An important aspect of the strategy is that it was developed with a considerable amount of public and private sector input, including public meetings and written submissions.

A New Zealand Disability Strategy was launched in April, with a key goal of promoting a more inclusive society. It presents a vision of a society that values the lives of disabled people and seeks to enhance their participation in society.

Last month I launched 13 toolkits that have been written to provide district health boards with information and practical advice on key interventions in health priorities such as tackling obesity, mental health and improving oral health. The toolkits will be reviewed each year.

Copies of the toolkits are available for delegates, and I hope some of you will look at the displays set up in the Convention Centre.

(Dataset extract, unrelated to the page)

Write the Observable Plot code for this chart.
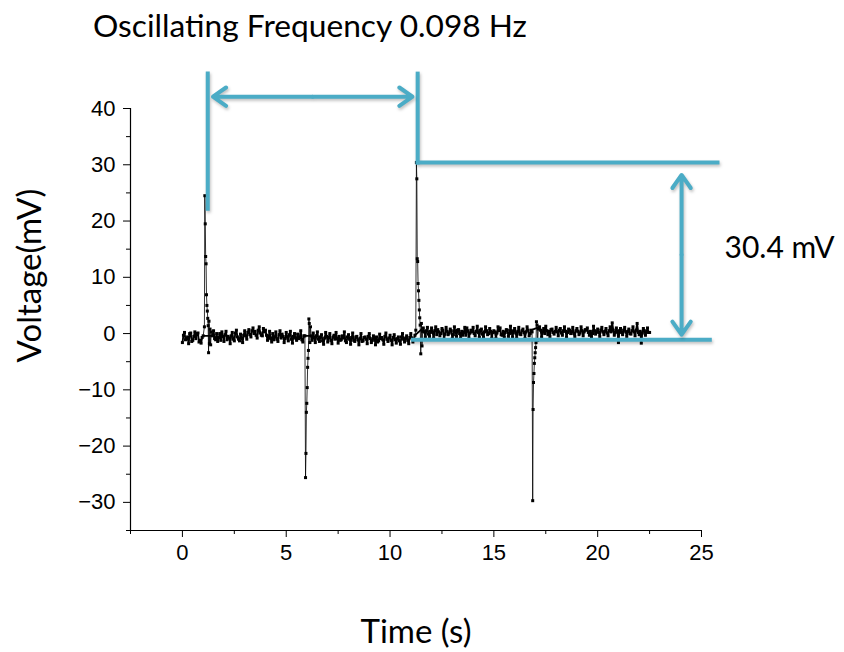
<!DOCTYPE html>
<html>
<head>
<meta charset="utf-8">
<script src="https://cdn.jsdelivr.net/npm/d3@7"></script>
<script src="https://cdn.jsdelivr.net/npm/@observablehq/plot@0.6"></script>
<style>
  html, body { margin: 0; padding: 0; background: #fff; }
  #title { font-family: Lato, "Open Sans", sans-serif; font-size: 31.7px; height: 50px; line-height: 50px; padding-left: 93px; color: #000; white-space: nowrap; }
  #chart svg { display: block; }
</style>
</head>
<body>
<div id="title"></div>
<div id="chart"></div>
<script>
// ---------- data ----------
const titleText = "Oscillating Frequency 0.098 Hz";
const xLabel = "Time (s)";
const yLabel = "Voltage(mV)";
const amplitudeLabel = "30.4 mV";

const xTicks = [0, 5, 10, 15, 20, 25];
const xMinorTicks = [-2.5, 2.5, 7.5, 12.5, 17.5, 22.5];
const yTicks = [-30, -20, -10, 0, 10, 20, 30, 40];
const yMinorTicks = [-35, -25, -15, -5, 5, 15, 25, 35];

// baseline recording, samples at t = 0.0, 0.1, ... 22.5 s
const baseStep = 0.1;
const baseV = [
  -1.6, 0.2, -0.9, -1.8, 0.1, -1.2, 0.3, 0.0, -1.5, -1.7,
  -0.4, 0.4, -1.3, 0.2, -1.9, 0.5, -1.1, -1.4, 0.0, 0.3,
  -1.4, 0.4, -0.5, -1.8, 0.2, -1.3, 0.6, -1.0, -0.1, -1.6,
  0.5, -1.0, 0.7, -0.6, 1.0, 0.4, -0.8, 1.2, -0.3, 0.9,
  0.6, -1.2, 0.4, -1.5, -1.1, 0.3, -1.4, 0.5, -0.1, -1.6,
  0.2, -1.3, 0.4, -1.7, 0.0, -1.2, -0.9, 0.5, -1.5, -1.0,
  0.0, -1.8, -0.4, 0.1, -1.6, 0.3, -1.4, -0.2, -1.9, 0.2,
  -1.5, 0.0, -1.8, -0.3, 0.2, -1.7, -1.2, -0.4, 0.3, -1.6,
  -0.2, -1.9, 0.1, -1.4, -0.5, -2.0, 0.0, -1.3, -0.6, -1.8,
  0.0, -1.6, -0.4, -2.0, -1.5, -0.1, -0.7, -1.9, 0.1, -1.4,
  -0.3, -2.0, -0.2, -1.7, -0.6, -1.9, 0.0, -1.5, -0.4, -1.8,
  0.0, -1.5, -0.3, 0.2, -1.0, 0.6, 1.0, -0.6, 1.1, -0.5,
  1.0, -0.8, 1.2, 0.7, -0.4, 0.9, -1.0, 1.1, -0.2, 0.8,
  -0.9, 1.2, -0.5, 0.7, -0.9, -0.3, 1.1, 1.0, -0.8, 0.6,
  1.1, -0.4, 1.3, -0.7, 0.8, -0.6, 1.2, -0.2, 0.9, -0.8,
  0.5, -0.9, 1.2, 1.0, -0.3, -0.7, 0.7, -0.5, 1.3, -0.6,
  0.9, -0.8, 1.1, -0.2, 0.8, -0.9, 1.2, -0.4, 0.6, -0.7,
  1.0, -0.3, 1.2, -0.6, 0.9, 1.3, -0.2, -0.5, 0.8, -0.1,
  1.1, -0.4, 0.9, -0.3, 1.2, -0.6, 0.8, 0.0, 1.1, -0.5,
  0.9, -0.2, 1.2, -0.4, 0.7, 1.0, -0.3, -0.6, 1.3, -0.1,
  0.8, -0.5, 1.1, -0.2, 0.9, -0.4, 1.2, 1.9, -0.3, 1.0,
  -1.6, 0.9, -0.2, 1.1, -0.5, 0.8, -0.1, 1.2, -0.4, 1.8,
  -0.2, -1.7, 0.9, -0.3, 1.0, 0.2
];
// in-between samples at t = 0.05, 0.15, ... 22.45 s
const midV = [
  -0.3, -1.1, -0.6, 0.0, -1.4, -0.5, -0.9, 0.1, -1.2, -0.7,
  -1.0, -0.3, -0.8, -1.5, -0.4, -0.9, 0.0, -0.7, -1.2, -0.5,
  -0.2, -1.1, -0.8, -0.4, -1.0, 0.1, -0.6, -1.3, -0.8, -0.3,
  -0.4, 0.2, -0.2, 0.5, 0.0, -0.3, 0.6, 0.1, -0.4, 0.3,
  -0.3, -0.7, -0.9, 0.0, -0.6, -1.0, -0.2, -0.8, -0.5, -0.9,
  -0.6, -0.2, -1.0, -0.5, -0.8, -0.1, -0.7, -1.1, -0.4, -0.8,
  -0.9, -0.5, -1.2, -0.7, -0.4, -1.0, -0.6, -1.3, -0.8, -0.5,
  -0.7, -1.2, -0.6, -1.0, -0.9, -0.5, -1.1, -0.8, -1.3, -0.6,
  -1.0, -0.7, -1.2, -0.6, -1.1, -0.9, -1.4, -0.7, -1.0, -0.5,
  -0.9, -1.2, -0.8, -0.6, -1.3, -0.9, -1.1, -0.5, -1.0, -0.8,
  -1.2, -0.7, -1.1, -0.9, -1.3, -0.6, -1.0, -0.8, -1.2, -0.7,
  -0.8, -1.0, -0.5, -0.9, 0.0, -0.2, 0.3, 0.5, -0.1, 0.4,
  0.2, 0.5, -0.2, 0.3, 0.0, 0.6, -0.1, 0.4, 0.1, 0.5,
  -0.2, 0.3, 0.6, 0.0, 0.4, 0.2, -0.3, 0.5, 0.1, 0.3,
  0.0, 0.4, 0.2, 0.6, -0.1, 0.3, 0.5, 0.0, 0.4, 0.2,
  0.3, 0.1, 0.5, -0.2, 0.4, 0.2, 0.6, 0.0, 0.3, 0.5,
  0.1, 0.4, -0.1, 0.5, 0.2, 0.3, 0.6, 0.0, 0.4, 0.2,
  0.5, 0.2, 0.6, 0.3, 0.0, 0.5, 0.4, 0.7, 0.2, 0.4,
  0.3, 0.6, 0.1, 0.5, 0.4, 0.2, 0.6, 0.3, 0.0, 0.5,
  0.4, 0.1, 0.5, 0.3, 0.6, 0.2, 0.4, 0.0, 0.5, 0.3,
  0.2, 0.6, 0.3, 0.4, 0.1, 0.5, 0.3, 0.6, 0.2, 0.4,
  0.5, 0.2, 0.6, 0.3, 0.4, 0.0, 0.5, 0.3, 0.6, 0.2,
  0.4, 0.1, 0.5, 0.3, 0.2
];

// spikes, finer sampling
const spike1T = [1.06, 1.08, 1.10, 1.12, 1.14, 1.16, 1.18, 1.20, 1.22, 1.24, 1.26, 1.28, 1.30, 1.33, 1.36, 1.39];
const spike1V = [1.2, 24.5, 19.5, 13.7, 12.4, 6.9, 5.0, 4.0, 2.7, 1.4, -3.4, 2.2, -1.8, 0.8, -2.0, 0.3];

const negSpike1T = [5.90, 5.93, 5.95, 5.97, 5.99, 6.01, 6.03, 6.05, 6.07, 6.09, 6.11, 6.14, 6.17];
const negSpike1V = [-0.4, -25.6, -21.3, -14.0, -12.4, -9.6, -6.0, -4.4, -3.0, 2.6, 1.8, -1.6, 1.2];

const spike2T = [11.24, 11.27, 11.29, 11.31, 11.33, 11.35, 11.37, 11.39, 11.41, 11.43, 11.45, 11.48, 11.51, 11.54, 11.57];
const spike2V = [0.6, 30.4, 27.5, 13.3, 12.8, 8.9, 7.6, 5.9, 4.2, 2.8, 1.5, -3.6, 1.8, -2.2, 0.4];

const negSpike2T = [16.84, 16.87, 16.89, 16.91, 16.93, 16.95, 16.97, 16.99, 17.01, 17.03, 17.05, 17.08, 17.11, 17.14];
const negSpike2V = [0.3, -29.7, -13.5, -8.7, -7.1, -5.3, -4.3, -3.4, -2.5, -1.6, 2.1, 1.5, -1.2, 0.8];

// annotation values (data space)
const peakTimes = [1.22, 11.33];
const peakValue = 30.4;
const baselineValue = -1.1;
const annotationTop = 46.2;
const firstMarkBottom = 22.2;
const periodArrowY = 42.1;
const ampArrowT = 24.04;
const ampArrowTop = 28.2;
const ampArrowBottom = -0.2;
const peakLineEnd = 25.77;
const baseLineStart = 11.1;
const baseLineEnd = 25.4;

// ---------- build ----------
document.getElementById("title").textContent = titleText;

const spikes = [
  [spike1T, spike1V], [negSpike1T, negSpike1V], [spike2T, spike2V], [negSpike2T, negSpike2V]
];
const windows = spikes.map(([T]) => [d3.min(T) - 0.01, d3.max(T) + 0.01]);
const baseline = baseV.map((v, i) => ({t: +(i * baseStep).toFixed(2), v}))
  .concat(midV.map((v, i) => ({t: +(i * baseStep + baseStep / 2).toFixed(2), v})))
  .filter(d => !windows.some(([a, b]) => d.t >= a && d.t <= b))
  .sort((a, b) => a.t - b.t);
const spikePts = spikes.flatMap(([T, V]) => T.map((t, i) => ({t, v: V[i]})));
const trace = baseline.concat(spikePts).sort((a, b) => a.t - b.t);

const teal = "#4bacc6";
const links = [
  {x1: peakTimes[0], y1: annotationTop, x2: peakTimes[0], y2: firstMarkBottom},
  {x1: peakTimes[1], y1: annotationTop, x2: peakTimes[1], y2: peakValue},
  {x1: peakTimes[1], y1: peakValue, x2: peakLineEnd, y2: peakValue},
  {x1: baseLineStart, y1: baselineValue, x2: baseLineEnd, y2: baselineValue}
];
const midT = (peakTimes[0] + peakTimes[1]) / 2;
const gapT = 0.25;
const midA = (ampArrowTop + ampArrowBottom) / 2;
const arrows = [
  {x1: midT, y1: periodArrowY, x2: peakTimes[0] + gapT, y2: periodArrowY},
  {x1: midT, y1: periodArrowY, x2: peakTimes[1] - gapT, y2: periodArrowY},
  {x1: ampArrowT, y1: midA, x2: ampArrowT, y2: ampArrowTop},
  {x1: ampArrowT, y1: midA, x2: ampArrowT, y2: ampArrowBottom}
];

const labelFont = "Lato, 'Open Sans', sans-serif";

const chart = Plot.plot({
  width: 844,
  height: 602,
  marginTop: 58,
  marginBottom: 122,
  marginLeft: 130,
  marginRight: 143,
  style: {fontFamily: "'Liberation Sans', Arial, sans-serif", fontSize: "22px", color: "#000", background: "#fff"},
  x: {domain: [-2.5, 25]},
  y: {domain: [-35, 40]},
  marks: [
    Plot.axisX(xTicks, {tickSize: 7, tickPadding: 7, label: null, fontSize: 22}),
    Plot.axisX(xMinorTicks, {tickSize: 4, text: null, label: null}),
    Plot.axisY(yTicks, {tickSize: 7, tickPadding: 8, label: null, fontSize: 22}),
    Plot.axisY(yMinorTicks, {tickSize: 4, text: null, label: null}),
    Plot.ruleX([-2.5], {stroke: "#000", strokeWidth: 1.2}),
    Plot.ruleY([-35], {stroke: "#000", strokeWidth: 1.2}),
    Plot.line(baseline, {x: "t", y: "v", stroke: "#000", strokeWidth: 1.8}),
    Plot.line(trace, {x: "t", y: "v", stroke: "#000", strokeWidth: 0.8}),
    Plot.dot(trace, {x: "t", y: "v", symbol: "square", r: 1.7, fill: "#000", stroke: null}),
    Plot.link(links, {x1: "x1", y1: "y1", x2: "x2", y2: "y2", stroke: teal, strokeWidth: 4, strokeLinecap: "square"}),
    Plot.arrow(arrows, {x1: "x1", y1: "y1", x2: "x2", y2: "y2", stroke: teal, strokeWidth: 4, headLength: 6, headAngle: 70}),
    Plot.text([amplitudeLabel], {x: ampArrowT, y: peakValue / 2, dx: 43, textAnchor: "start", lineAnchor: "middle", fontSize: 30, fontFamily: labelFont}),
    Plot.text([xLabel], {frameAnchor: "bottom", textAnchor: "middle", lineAnchor: "middle", dy: 102, fontSize: 33, fontFamily: labelFont}),
    Plot.text([yLabel], {frameAnchor: "left", textAnchor: "middle", lineAnchor: "middle", rotate: -90, dx: -100, dy: -44, fontSize: 33, fontFamily: labelFont})
  ]
});

d3.select(chart).selectAll('g[aria-label$="tick label"]').attr("font-size", 22).style("font-size", "22px");
d3.select(chart).selectAll(`g[stroke="${teal}"]`).style("filter", "drop-shadow(1.5px 2px 1.5px rgba(0,0,0,0.25))");
document.getElementById("chart").appendChild(chart);
</script>
</body>
</html>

Tomorrow, the Director-General of Health will release “the health and independence report”, which brings together a large amount of information on health structures, trends and issues in New Zealand.

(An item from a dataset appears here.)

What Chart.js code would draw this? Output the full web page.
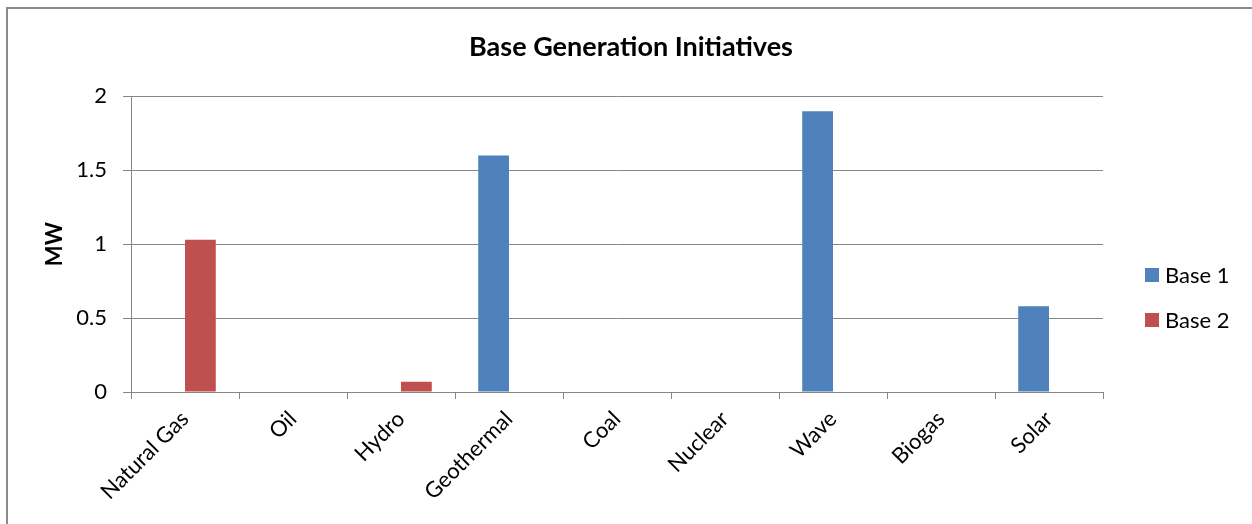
<!DOCTYPE html>
<html>
<head>
<meta charset="utf-8">
<title>Base Generation Initiatives</title>
<script src="https://cdn.jsdelivr.net/npm/chart.js@4/dist/chart.umd.min.js"></script>
<style>
  html, body { margin: 0; padding: 0; background: #ffffff; }
  #wrap { width: 1252px; height: 524px; position: relative; }
</style>
</head>
<body>
<div id="wrap"><canvas id="chart" width="1252" height="524"></canvas></div>
<script>
// Generation sources and installed capacity (MW) per base
const categories = ['Natural Gas', 'Oil', 'Hydro', 'Geothermal', 'Coal', 'Nuclear', 'Wave', 'Biogas', 'Solar'];
const base1 = [null, null, null, 1.6, null, null, 1.9, null, 0.58];
const base2 = [1.03, null, 0.07, null, null, null, null, null, null];
const seriesNames = ['Base 1', 'Base 2'];
const yTicks = [0, 0.5, 1, 1.5, 2];

const FONT = 'Lato, "Open Sans", sans-serif';
const GRID = '#868686';

// Outer frame around the whole chart
const framePlugin = {
  id: 'frame',
  afterDraw(chart) {
    const ctx = chart.ctx;
    ctx.save();
    ctx.strokeStyle = '#8a8a8a';
    ctx.lineWidth = 2;
    ctx.strokeRect(7, 8, 1300, 600);
    ctx.restore();
  }
};

// Legend on the right, square swatches stacked vertically
const sideLegend = {
  id: 'sideLegend',
  afterDraw(chart) {
    const ctx = chart.ctx;
    ctx.save();
    ctx.font = '22px ' + FONT;
    ctx.textBaseline = 'middle';
    ctx.textAlign = 'left';
    chart.data.datasets.forEach((ds, i) => {
      const cy = 275 + i * 45;
      ctx.fillStyle = ds.backgroundColor;
      ctx.fillRect(1145, cy - 7, 14, 14);
      ctx.fillStyle = '#000000';
      ctx.fillText(ds.label, 1165, cy + 1);
    });
    ctx.restore();
  }
};

new Chart(document.getElementById('chart'), {
  type: 'bar',
  data: {
    labels: categories,
    datasets: [
      { label: seriesNames[0], data: base1, backgroundColor: '#4F81BD', borderWidth: 0 },
      { label: seriesNames[1], data: base2, backgroundColor: '#C0504D', borderWidth: 0 }
    ]
  },
  options: {
    responsive: false,
    devicePixelRatio: 1,
    animation: false,
    categoryPercentage: 0.57,
    barPercentage: 1.0,
    layout: { padding: { left: 10, right: 0, top: 0, bottom: 0 } },
    plugins: {
      legend: { display: false },
      tooltip: { enabled: false },
      title: {
        display: true,
        text: 'Base Generation Initiatives',
        color: '#000000',
        font: { family: FONT, size: 27, weight: 'bold' },
        padding: { top: 31, bottom: 33 }
      }
    },
    scales: {
      x: {
        grid: { offset: true, drawOnChartArea: false, drawTicks: true, tickLength: 7, color: GRID },
        border: { display: true, color: GRID, width: 1 },
        ticks: {
          color: '#000000',
          font: { family: FONT, size: 22 },
          maxRotation: 45,
          minRotation: 45,
          autoSkip: false,
          padding: 7
        },
        afterFit(scale) { scale.height = 132; }
      },
      y: {
        min: 0,
        max: 2,
        afterBuildTicks(scale) { scale.ticks = yTicks.map(v => ({ value: v })); },
        grid: { color: GRID, tickLength: 8, drawTicks: true },
        border: { display: true, color: GRID, width: 1 },
        ticks: {
          color: '#000000',
          font: { family: FONT, size: 22 },
          padding: 16,
          callback: (v) => String(v)
        },
        title: {
          display: true,
          text: 'MW',
          color: '#000000',
          font: { family: FONT, size: 22, weight: 'bold' },
          padding: { top: 32, bottom: 0 }
        },
        afterFit(scale) { scale.width = 121; }
      },
      // empty right-hand band that holds the legend
      side: {
        type: 'linear',
        position: 'right',
        display: true,
        grid: { display: false, drawTicks: false },
        border: { display: false },
        ticks: { display: false },
        afterFit(scale) { scale.width = 149; }
      }
    }
  },
  plugins: [framePlugin, sideLegend]
});
</script>
</body>
</html>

If your experience is anything like mine, you will know that criticism of whoever holds the health portfolio is a fact of political life. And yet too often, I believe, positive health developments are overlooked.

Of course, we must acknowledge and act on those areas that need improvement. But at the same time, we should celebrate the achievements of the health sector and those who work in it.

I hope that is part of what we can do in Christchurch. We need to enjoy our successes, if for no other reason than that there will always be plenty of critics only too keen to point out what they perceive as our failures.

It is far too easy to forget that for every bad thing that occurs in health, hundreds and hundreds of good things occur every day, not by accident, but because of the dedication and skill of our health workforces.

Once again, I welcome you all to the best-run city in the world, and to the second-best city, after my home city of Wellington, in New Zealand.